• **DATA PROVIDED**
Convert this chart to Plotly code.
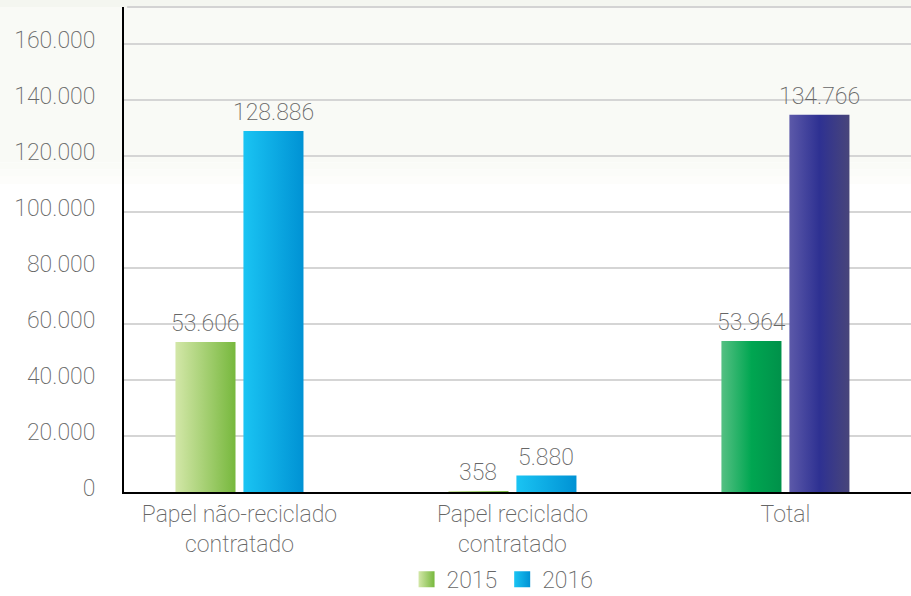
import plotly.graph_objects as go

# Contracted paper, 2015 vs 2016
categories = ["Papel não-reciclado<br>contratado", "Papel reciclado<br>contratado", "Total"]
years = ["2015", "2016"]
values_2015 = [53606, 358, 53964]
values_2016 = [128886, 5880, 134766]

# Horizontal gradient per bar (left -> right)
grad_2015 = [["#d3e7a8", "#77b83d"], ["#d3e7a8", "#77b83d"], ["#55c083", "#00a651", "#00914a"]]
grad_2016 = [["#1ac4f3", "#0092d4"], ["#1ac4f3", "#0092d4"], ["#5c59a9", "#2e3192", "#48457a"]]
legend_grad = {"2015": ("#d3e7a8", "#77b83d"), "2016": ("#1ac4f3", "#0092d4")}

TEXT = "#666666"
FONT = dict(family="Roboto", size=23, color=TEXT, weight=200)

BAR_W = 0.22      # bar width in category units
OFFSET = 0.1245   # half distance between the two bars of a group


def scale(colors):
    n = len(colors) - 1
    return [[i / n, c] for i, c in enumerate(colors)]


fig = go.Figure()

series = [(values_2015, grad_2015, -OFFSET), (values_2016, grad_2016, OFFSET)]
for vals, grads, off in series:
    for i, (v, g) in enumerate(zip(vals, grads)):
        xc = i + off
        x0, x1 = xc - BAR_W / 2, xc + BAR_W / 2
        fig.add_trace(go.Scatter(
            x=[x0, x1, x1, x0, x0], y=[0, 0, v, v, 0],
            mode="none", fill="toself",
            fillgradient=dict(type="horizontal", colorscale=scale(g)),
            showlegend=False, hoverinfo="skip",
        ))
        fig.add_annotation(
            x=xc, y=v, text=f"{v:,}".replace(",", "."),
            showarrow=False, yanchor="bottom", yshift=3,
            font=FONT,
        )

# Legend swatches
for yr in years:
    light, dark = legend_grad[yr]
    fig.add_trace(go.Scatter(
        x=[None], y=[None], mode="markers", name=yr,
        marker=dict(symbol="square", size=16, color=light,
                    gradient=dict(type="horizontal", color=dark),
                    line=dict(width=0)),
    ))

# Pale tint behind the upper part of the chart, fading out downwards
tint = [(0.68, 1.02, "#f9faf6"), (0.665, 0.68, "#fafbf7"), (0.65, 0.665, "#fbfcf9"),
        (0.635, 0.65, "#fdfdfb")]
shapes = [
    dict(type="rect", xref="paper", yref="paper", x0=-0.2, x1=1.01, y0=a, y1=b,
         fillcolor=c, line=dict(width=0), layer="below")
    for a, b, c in tint
]
shapes += [
    dict(type="rect", xref="paper", yref="paper", x0=-0.2, x1=1.01,
         y0=1.0, y1=1.02, fillcolor="#f4f6f0", line=dict(width=0), layer="below"),
    dict(type="line", xref="paper", yref="paper", x0=0.004, x1=1.0,
         y0=1.0, y1=1.0, line=dict(color="#d3d3d3", width=2), layer="below"),
]

fig.update_layout(
    width=911, height=596,
    margin=dict(l=124, r=0, t=7, b=104, autoexpand=False),
    paper_bgcolor="white", plot_bgcolor="rgba(0,0,0,0)",
    separators=",.",
    font=FONT,
    shapes=shapes,
    showlegend=True,
    legend=dict(orientation="h", x=0.481, xanchor="center",
                yref="container", y=0.064, yanchor="top",
                font=FONT, itemsizing="trace", bgcolor="rgba(0,0,0,0)"),
    xaxis=dict(
        range=[-0.423, 2.46], tickmode="array", tickvals=[0, 1, 2], ticktext=categories,
        showgrid=False, zeroline=False, showline=True, linecolor="black", linewidth=2,
        ticks="", tickfont=FONT, fixedrange=True, automargin=False, layer="below traces",
    ),
    yaxis=dict(
        range=[0, 173214], dtick=20000, tickformat=",",
        showgrid=True, gridcolor="#d5d5d5", gridwidth=1.5,
        zeroline=False, showline=True, linecolor="black", linewidth=2,
        ticks="", ticklabelstandoff=22, ticklabelshift=-4, tickfont=FONT,
        fixedrange=True, automargin=False,
    ),
)

fig.write_html("out.html")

• **WRITTEN REQUEST**
Leave out the pictures, then repeat the listing above exactly from its first line to the line with "values_2016 = [128886, 5880, 134766]", inclusive.

• **EXERCISE RESULT**
Convert this chart to Plotly code.
import plotly.graph_objects as go

# Contracted paper, 2015 vs 2016
categories = ["Papel não-reciclado<br>contratado", "Papel reciclado<br>contratado", "Total"]
years = ["2015", "2016"]
values_2015 = [53606, 358, 53964]
values_2016 = [128886, 5880, 134766]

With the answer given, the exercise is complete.